Imprescriptibilité du crime d’atteinte aux deniers publics
Selon le Président de la Transition, la probité n’est pas négociable et elle s’impose à tous les acteurs de la Transition pour relever le défi du Mali nouveau que les Maliens attendent. “Notre honneur est dans notre intégrité. L’avenir de la jeunesse malienne est dans notre intégrité.
Le destin du pays est dans notre intégrité. Il n’y a aucune possibilité pour moi de transiger sur cet impératif. Aucun d’entre nous ne sera au-dessus de la loi. Notre seule raison d’être est de travailler à satisfaire notre peuple. C’est le serment que j’ai prêté. Je n’y dérogerai pas”, a-t-il promis.

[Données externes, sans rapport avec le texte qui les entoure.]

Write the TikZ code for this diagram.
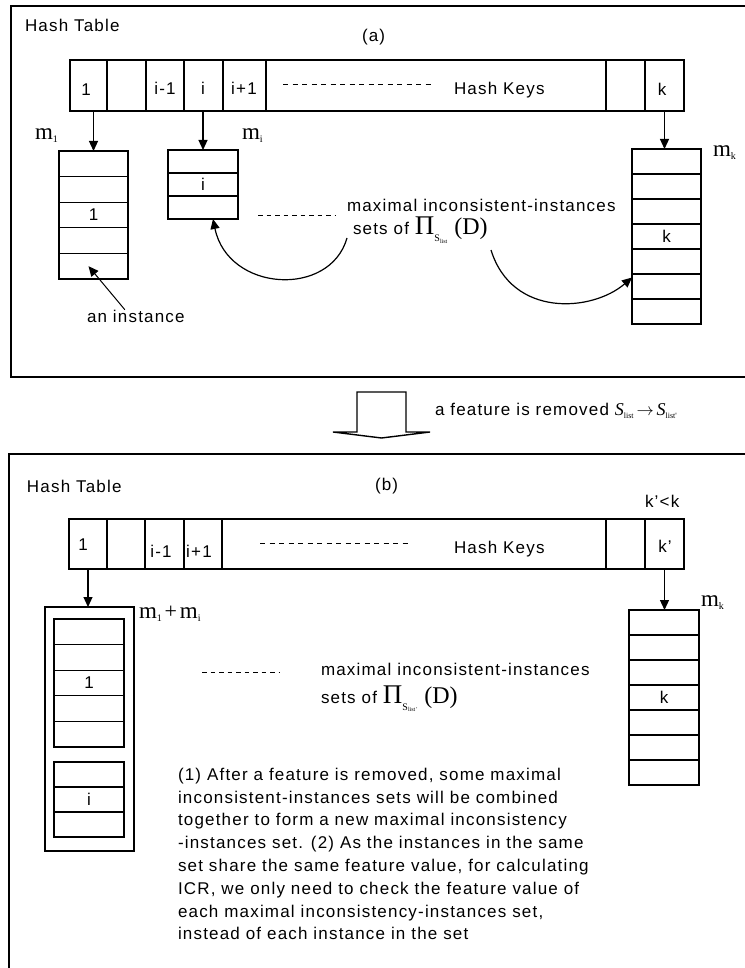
\documentclass[tikz,border=0pt]{standalone}
\usepackage{fontspec}
\setmainfont{Liberation Sans}[LetterSpace=7]
\newfontfamily\timesfont{Liberation Serif}
\usetikzlibrary{arrows.meta, positioning}

% serif labels
\newcommand{\mlab}[1]{{\timesfont\fontsize{23}{23}\selectfont m}\raisebox{-3pt}{\timesfont\fontsize{10}{10}\selectfont #1}}
\newcommand{\projset}[1]{{\timesfont\fontsize{27}{27}\selectfont Π}\raisebox{-7pt}{\timesfont\fontsize{10}{10}\selectfont S\raisebox{-1.5pt}{\fontsize{6}{6}\selectfont #1}}\hspace{7pt}{\timesfont\fontsize{24}{24}\selectfont (D)}}
\newcommand{\slist}[1]{{\timesfont\itshape\fontsize{18}{18}\selectfont S}\raisebox{-3pt}{\timesfont\fontsize{8}{8}\selectfont #1}}

\begin{document}
\begin{tikzpicture}[
    x=1pt, y=-1pt,
    every node/.style = {inner sep=0pt, outer sep=0pt,
                         font=\fontsize{17}{22.8}\selectfont},
    keycell/.style = {draw, line width=1.2pt, minimum height=51pt},
    slot/.style    = {draw, line width=1.2pt, minimum width=69pt,
                      minimum height=#1},
    slot/.default  = 25.6pt,
    arrow/.style   = {-{Triangle[length=10pt, width=9pt]}, line width=1.2pt},
    dashrow/.style = {line width=1pt, dash pattern=on 5pt off 4.5pt},
    panel/.style   = {line width=1.2pt}
  ]
  \useasboundingbox (0,0) rectangle (744,968);

  % ---------------- (a) ----------------
  \draw[panel] (11,6) rectangle (752,377);
  \node[anchor=base west] (titlea) at (25,32) {Hash Table};
  \node[anchor=base west] (capa) at (362,42) {(a)};

  % hash keys
  \node[keycell, minimum width=37pt] (k1a) at (88.5,85.5) {};
  \node[keycell, minimum width=39pt, right=0pt of k1a] (k2a) {};
  \node[keycell, minimum width=38pt, right=0pt of k2a] (kim1a) {};
  \node[keycell, minimum width=39pt, right=0pt of kim1a] (kia) {};
  \node[keycell, minimum width=43pt, right=0pt of kia] (kip1a) {};
  \node[keycell, minimum width=340pt, right=0pt of kip1a] (kgapa) {};
  \node[keycell, minimum width=39pt, right=0pt of kgapa] (kkm1a) {};
  \node[keycell, minimum width=39pt, right=0pt of kkm1a] (kka) {};
  \node[anchor=base] at (86,96) {1};
  \node[anchor=base] at (165,95) {i-1};
  \node[anchor=base] at (203,95) {i};
  \node[anchor=base] at (244,95) {i+1};
  \node[anchor=base] at (662,96) {k};
  \draw[dashrow] (283,85) -- (434,85);
  \node[anchor=base west] (keysa) at (454,95) {Hash Keys};

  % instance sets
  \foreach \r in {1,...,5}
    \node[slot] (m1a-\r) at (93.5,{151+25.6*(\r-0.5)}) {};
  \node at (m1a-3) {1};
  \foreach \r in {1,...,3}
    \node[slot=23pt, minimum width=70pt] (mia-\r) at (203,{150+23*(\r-0.5)}) {};
  \node at (mia-2) {i};
  \foreach \r in {1,...,7}
    \node[slot=25pt] (mka-\r) at (666.5,{149+25*(\r-0.5)}) {};
  \node at (mka-4) {k};

  \node[anchor=base west] (lm1a) at (35,140) {\mlab{1}};
  \node[anchor=base west] (lmia) at (242,140) {\mlab{i}};
  \node[anchor=base west] (lmka) at (713,157) {\mlab{k}};

  \draw[arrow] (m1a-1.north |- k1a.south) -- (m1a-1.north);
  \draw[arrow] (mia-1.north |- kia.south) -- (mia-1.north);
  \draw[arrow] (kka.south) -- (kka.south |- mka-1.north);

  % an instance
  \node[anchor=base west] (insta) at (87,322) {an instance};
  \draw[arrow, line width=1pt] ([xshift=-11pt]insta.north) -- ([xshift=-5pt]m1a-5.center);

  % maximal sets
  \draw[dashrow, dash pattern=on 4.5pt off 4pt] (258,216) -- (335,216);
  \node[anchor=base west] (seta1) at (347,212) {maximal inconsistent-instances};
  \node[anchor=base west] (seta2) at (353,235) {sets of \projset{list}};
  \coordinate (fromseta) at (347,238);
  \coordinate (fromsetb) at (491,250);
  \draw[arrow] (fromseta) .. controls (330,298) and (228,292) .. ([xshift=10pt]mia-3.south);
  \draw[arrow] (fromsetb) .. controls (512,318) and (592,312) .. ([yshift=9pt]mka-6.west);

  % removal step
  \draw[line width=1.4pt] (357,392) -- (406,392) -- (406,432) -- (430,432)
    -- (381.5,438) -- (333,432) -- (357,432) -- cycle;
  \node[anchor=base west] (step) at (435,415)
    {a feature is removed \slist{list}\,{\fontsize{16}{16}\selectfont$\rightarrow$}\,\slist{list'}};

  % ---------------- (b) ----------------
  \draw[panel] (9,454) rectangle (752,975);
  \node[anchor=base west] (titleb) at (27,492) {Hash Table};
  \node[anchor=base west] (capb) at (375,490) {(b)};
  \node[anchor=base west] (kless) at (645,507) {k'<k};

  % hash keys
  \node[keycell, minimum width=38pt, minimum height=50pt] (k1b) at (88,544) {};
  \node[keycell, minimum width=38pt, minimum height=50pt, right=0pt of k1b] (k2b) {};
  \node[keycell, minimum width=39pt, minimum height=50pt, right=0pt of k2b] (kim1b) {};
  \node[keycell, minimum width=38pt, minimum height=50pt, right=0pt of kim1b] (kip1b) {};
  \node[keycell, minimum width=384pt, minimum height=50pt, right=0pt of kip1b] (kgapb) {};
  \node[keycell, minimum width=39pt, minimum height=50pt, right=0pt of kgapb] (kkm1b) {};
  \node[keycell, minimum width=39pt, minimum height=50pt, right=0pt of kkm1b] (kkb) {};
  \node[anchor=base] at (83,550) {1};
  \node[anchor=base] at (161,557) {i-1};
  \node[anchor=base] at (199,557) {i+1};
  \node[anchor=base] at (665,552) {k'};
  \draw[dashrow] (260,543) -- (412,543);
  \node[anchor=base west] (keysb) at (454,553) {Hash Keys};

  % merged set
  \node[draw, panel, minimum width=89pt, minimum height=244pt] (mergeb) at (89.5,729) {};
  \foreach \r in {1,...,5}
    \node[slot, minimum width=70pt] (m1b-\r) at (89,{619+25.6*(\r-0.5)}) {};
  \node at (m1b-3) {1};
  \foreach \r in {1,...,3}
    \node[slot=25pt, minimum width=70pt] (mib-\r) at (89,{762+25*(\r-0.5)}) {};
  \node at (mib-2) {i};
  \foreach \r in {1,...,7}
    \node[slot=25pt, minimum width=70pt] (mkb-\r) at (664,{610+25*(\r-0.5)}) {};
  \node at (mkb-4) {k};

  \node[anchor=base west] (lmerge) at (139,618)
    {\mlab{1}\,{\timesfont\fontsize{22}{22}\selectfont +}\,\mlab{i}};
  \node[anchor=base west] (lmkb) at (701,606) {\mlab{k}};

  \draw[arrow] (k1b.south) -- (k1b.south |- mergeb.north);
  \draw[arrow] (kkb.south) -- (kkb.south |- mkb-1.north);

  \draw[dashrow, dash pattern=on 4.5pt off 4pt] (202,672) -- (280,672);
  \node[anchor=base west] (setb1) at (321,675) {maximal inconsistent-instances};
  \node[anchor=base west] (setb2) at (321,703) {sets of \projset{list\,'}};

  % note
  \node[anchor=north west, align=left] (note) at (178,768)
    {(1) After a feature is removed, some maximal\\
     inconsistent-instances sets will be combined\\
     together to form a new maximal inconsistency\\
     -instances set. (2) As the instances in the same\\
     set share the same feature value, for calculating\\
     ICR, we only need to check the feature value of\\
     each maximal inconsistency-instances set,\\
     instead of each instance in the set};
\end{tikzpicture}
\end{document}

A le croire, chaque centime de ce peuple doit être judicieusement utilisé et qu’il veillera à ce que les deniers publics soient utilisés rigoureusement. Ainsi, il a promis de réajuster le train de vie de l’Etat car, selon lui, le combat contre le fléau de la corruption sera concession aucune.
“Il doit se faire d’abord par notre propre irréprochabilité en tant que dirigeants. Mais il doit se faire également à travers les réformes systémiques. Il est de ce fait nécessaire que le gouvernement puisse avancer sur certains chantiers évoqués dans les journées de concertation nationale plus récemment et au cours de forums antérieurs”, a-t-il dit.
Pour finir, il dira que l’imprescriptibilité du crime d’atteinte aux deniers publics est un de ces chantiers, de même que la lutte acharnée contre l’impunité et la suppression du privilège de l’immunité lorsque les deniers publics sont en cause. “C’est à ce prix que la morale publique sera restaurée et que l’avenir de la nation majeure que nous sommes sera sauvé”, a-t-il conclu.